▶ Instructions for the task
Output the material below unchanged, apart from leaving out the pictures.

^^^^^^^^^^^^^^^^

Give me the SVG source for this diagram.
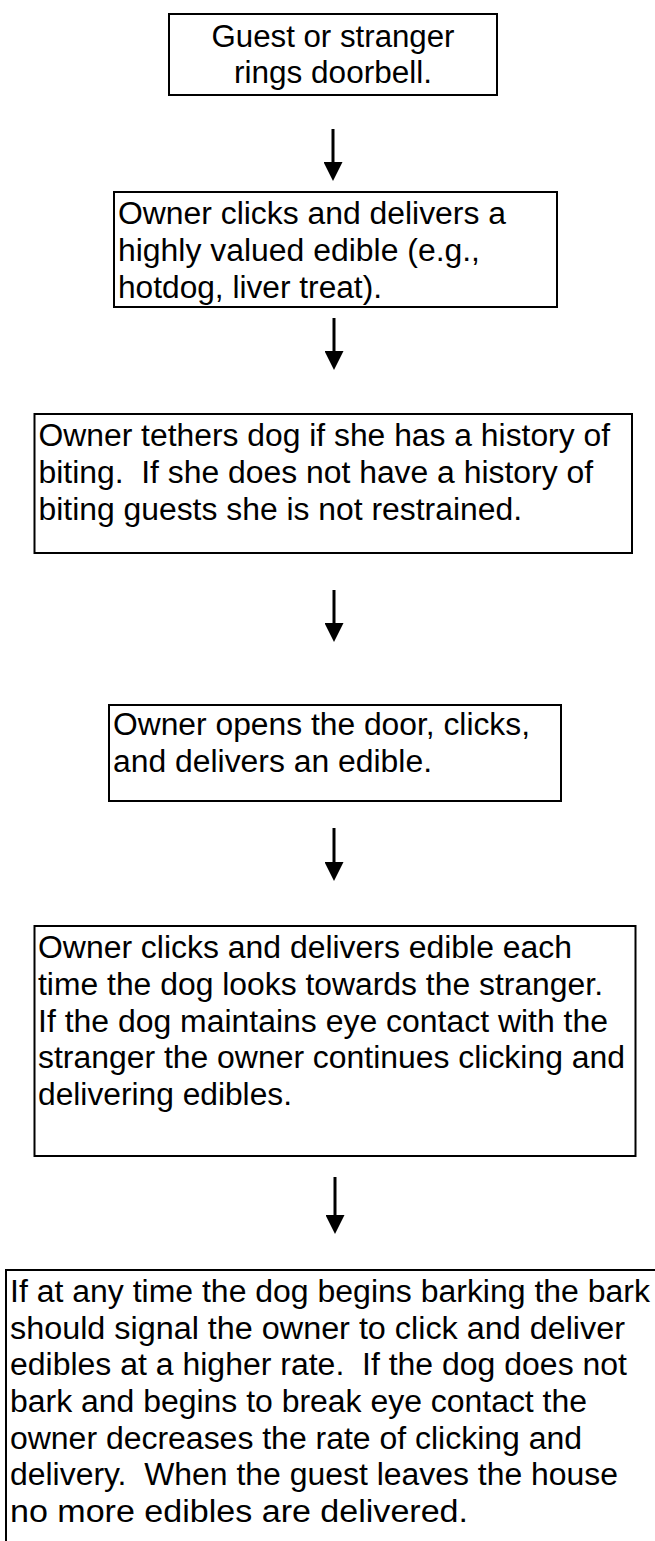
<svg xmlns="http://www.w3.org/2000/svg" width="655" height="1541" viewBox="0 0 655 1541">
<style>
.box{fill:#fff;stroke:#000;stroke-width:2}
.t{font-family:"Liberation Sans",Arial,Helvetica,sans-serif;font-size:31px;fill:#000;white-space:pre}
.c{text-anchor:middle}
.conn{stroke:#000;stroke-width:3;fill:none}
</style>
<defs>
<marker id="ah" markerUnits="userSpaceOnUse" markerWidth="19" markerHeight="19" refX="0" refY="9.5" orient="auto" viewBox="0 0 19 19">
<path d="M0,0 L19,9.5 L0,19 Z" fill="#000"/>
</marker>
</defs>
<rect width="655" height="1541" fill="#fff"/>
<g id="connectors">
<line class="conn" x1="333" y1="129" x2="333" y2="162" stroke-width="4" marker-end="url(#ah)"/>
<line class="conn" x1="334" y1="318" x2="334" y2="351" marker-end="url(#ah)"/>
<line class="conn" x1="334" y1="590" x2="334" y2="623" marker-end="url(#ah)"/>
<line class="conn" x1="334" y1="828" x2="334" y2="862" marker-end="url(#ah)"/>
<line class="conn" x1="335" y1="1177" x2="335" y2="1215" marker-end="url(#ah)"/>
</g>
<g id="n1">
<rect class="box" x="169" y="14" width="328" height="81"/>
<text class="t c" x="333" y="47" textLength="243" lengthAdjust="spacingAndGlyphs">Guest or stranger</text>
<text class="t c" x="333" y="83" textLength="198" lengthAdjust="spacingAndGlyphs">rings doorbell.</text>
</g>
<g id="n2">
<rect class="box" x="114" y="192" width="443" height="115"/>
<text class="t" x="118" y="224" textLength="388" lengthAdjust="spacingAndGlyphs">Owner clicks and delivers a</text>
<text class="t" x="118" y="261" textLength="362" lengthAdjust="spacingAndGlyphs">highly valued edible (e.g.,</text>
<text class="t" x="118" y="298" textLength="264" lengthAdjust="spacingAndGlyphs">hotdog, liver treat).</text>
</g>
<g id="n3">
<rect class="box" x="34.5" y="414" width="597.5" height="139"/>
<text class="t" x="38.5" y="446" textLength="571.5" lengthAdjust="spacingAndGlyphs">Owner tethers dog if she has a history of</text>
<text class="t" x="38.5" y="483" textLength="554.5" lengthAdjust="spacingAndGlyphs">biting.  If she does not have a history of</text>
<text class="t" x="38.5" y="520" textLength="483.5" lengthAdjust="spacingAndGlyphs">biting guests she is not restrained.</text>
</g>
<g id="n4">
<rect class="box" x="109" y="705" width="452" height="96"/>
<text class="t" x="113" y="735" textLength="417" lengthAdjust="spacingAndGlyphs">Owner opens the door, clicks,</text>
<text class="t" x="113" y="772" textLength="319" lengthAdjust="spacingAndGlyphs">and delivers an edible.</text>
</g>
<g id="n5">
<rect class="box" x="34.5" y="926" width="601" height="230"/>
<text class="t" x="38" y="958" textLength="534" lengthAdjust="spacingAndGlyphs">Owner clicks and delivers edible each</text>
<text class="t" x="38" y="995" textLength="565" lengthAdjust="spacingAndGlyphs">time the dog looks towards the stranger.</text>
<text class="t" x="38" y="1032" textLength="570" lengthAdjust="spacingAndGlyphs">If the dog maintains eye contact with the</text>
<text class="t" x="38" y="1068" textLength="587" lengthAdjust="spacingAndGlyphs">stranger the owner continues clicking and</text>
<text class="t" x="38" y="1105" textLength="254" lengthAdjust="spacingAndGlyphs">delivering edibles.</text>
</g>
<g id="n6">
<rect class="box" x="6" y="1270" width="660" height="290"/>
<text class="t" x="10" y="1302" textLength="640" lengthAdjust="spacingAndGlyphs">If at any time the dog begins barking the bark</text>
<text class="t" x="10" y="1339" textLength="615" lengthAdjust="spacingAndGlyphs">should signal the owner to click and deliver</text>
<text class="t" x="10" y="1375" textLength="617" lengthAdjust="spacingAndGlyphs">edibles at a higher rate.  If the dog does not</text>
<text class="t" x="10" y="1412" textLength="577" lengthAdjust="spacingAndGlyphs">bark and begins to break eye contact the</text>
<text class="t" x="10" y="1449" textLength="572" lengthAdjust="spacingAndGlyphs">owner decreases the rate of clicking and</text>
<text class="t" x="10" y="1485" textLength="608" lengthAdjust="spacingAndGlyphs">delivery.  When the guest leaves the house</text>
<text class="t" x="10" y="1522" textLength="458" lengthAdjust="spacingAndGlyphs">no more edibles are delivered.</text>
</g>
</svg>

^^^^^^^^^^^^^^^^

▶ Solved exercise
Give me the SVG source for this diagram.
<svg xmlns="http://www.w3.org/2000/svg" width="655" height="1541" viewBox="0 0 655 1541">
<style>
.box{fill:#fff;stroke:#000;stroke-width:2}
.t{font-family:"Liberation Sans",Arial,Helvetica,sans-serif;font-size:31px;fill:#000;white-space:pre}
.c{text-anchor:middle}
.conn{stroke:#000;stroke-width:3;fill:none}
</style>
<defs>
<marker id="ah" markerUnits="userSpaceOnUse" markerWidth="19" markerHeight="19" refX="0" refY="9.5" orient="auto" viewBox="0 0 19 19">
<path d="M0,0 L19,9.5 L0,19 Z" fill="#000"/>
</marker>
</defs>
<rect width="655" height="1541" fill="#fff"/>
<g id="connectors">
<line class="conn" x1="333" y1="129" x2="333" y2="162" stroke-width="4" marker-end="url(#ah)"/>
<line class="conn" x1="334" y1="318" x2="334" y2="351" marker-end="url(#ah)"/>
<line class="conn" x1="334" y1="590" x2="334" y2="623" marker-end="url(#ah)"/>
<line class="conn" x1="334" y1="828" x2="334" y2="862" marker-end="url(#ah)"/>
<line class="conn" x1="335" y1="1177" x2="335" y2="1215" marker-end="url(#ah)"/>
</g>
<g id="n1">
<rect class="box" x="169" y="14" width="328" height="81"/>
<text class="t c" x="333" y="47" textLength="243" lengthAdjust="spacingAndGlyphs">Guest or stranger</text>
<text class="t c" x="333" y="83" textLength="198" lengthAdjust="spacingAndGlyphs">rings doorbell.</text>
</g>
<g id="n2">
<rect class="box" x="114" y="192" width="443" height="115"/>
<text class="t" x="118" y="224" textLength="388" lengthAdjust="spacingAndGlyphs">Owner clicks and delivers a</text>
<text class="t" x="118" y="261" textLength="362" lengthAdjust="spacingAndGlyphs">highly valued edible (e.g.,</text>
<text class="t" x="118" y="298" textLength="264" lengthAdjust="spacingAndGlyphs">hotdog, liver treat).</text>
</g>
<g id="n3">
<rect class="box" x="34.5" y="414" width="597.5" height="139"/>
<text class="t" x="38.5" y="446" textLength="571.5" lengthAdjust="spacingAndGlyphs">Owner tethers dog if she has a history of</text>
<text class="t" x="38.5" y="483" textLength="554.5" lengthAdjust="spacingAndGlyphs">biting.  If she does not have a history of</text>
<text class="t" x="38.5" y="520" textLength="483.5" lengthAdjust="spacingAndGlyphs">biting guests she is not restrained.</text>
</g>
<g id="n4">
<rect class="box" x="109" y="705" width="452" height="96"/>
<text class="t" x="113" y="735" textLength="417" lengthAdjust="spacingAndGlyphs">Owner opens the door, clicks,</text>
<text class="t" x="113" y="772" textLength="319" lengthAdjust="spacingAndGlyphs">and delivers an edible.</text>
</g>
<g id="n5">
<rect class="box" x="34.5" y="926" width="601" height="230"/>
<text class="t" x="38" y="958" textLength="534" lengthAdjust="spacingAndGlyphs">Owner clicks and delivers edible each</text>
<text class="t" x="38" y="995" textLength="565" lengthAdjust="spacingAndGlyphs">time the dog looks towards the stranger.</text>
<text class="t" x="38" y="1032" textLength="570" lengthAdjust="spacingAndGlyphs">If the dog maintains eye contact with the</text>
<text class="t" x="38" y="1068" textLength="587" lengthAdjust="spacingAndGlyphs">stranger the owner continues clicking and</text>
<text class="t" x="38" y="1105" textLength="254" lengthAdjust="spacingAndGlyphs">delivering edibles.</text>
</g>
<g id="n6">
<rect class="box" x="6" y="1270" width="660" height="290"/>
<text class="t" x="10" y="1302" textLength="640" lengthAdjust="spacingAndGlyphs">If at any time the dog begins barking the bark</text>
<text class="t" x="10" y="1339" textLength="615" lengthAdjust="spacingAndGlyphs">should signal the owner to click and deliver</text>
<text class="t" x="10" y="1375" textLength="617" lengthAdjust="spacingAndGlyphs">edibles at a higher rate.  If the dog does not</text>
<text class="t" x="10" y="1412" textLength="577" lengthAdjust="spacingAndGlyphs">bark and begins to break eye contact the</text>
<text class="t" x="10" y="1449" textLength="572" lengthAdjust="spacingAndGlyphs">owner decreases the rate of clicking and</text>
<text class="t" x="10" y="1485" textLength="608" lengthAdjust="spacingAndGlyphs">delivery.  When the guest leaves the house</text>
<text class="t" x="10" y="1522" textLength="458" lengthAdjust="spacingAndGlyphs">no more edibles are delivered.</text>
</g>
</svg>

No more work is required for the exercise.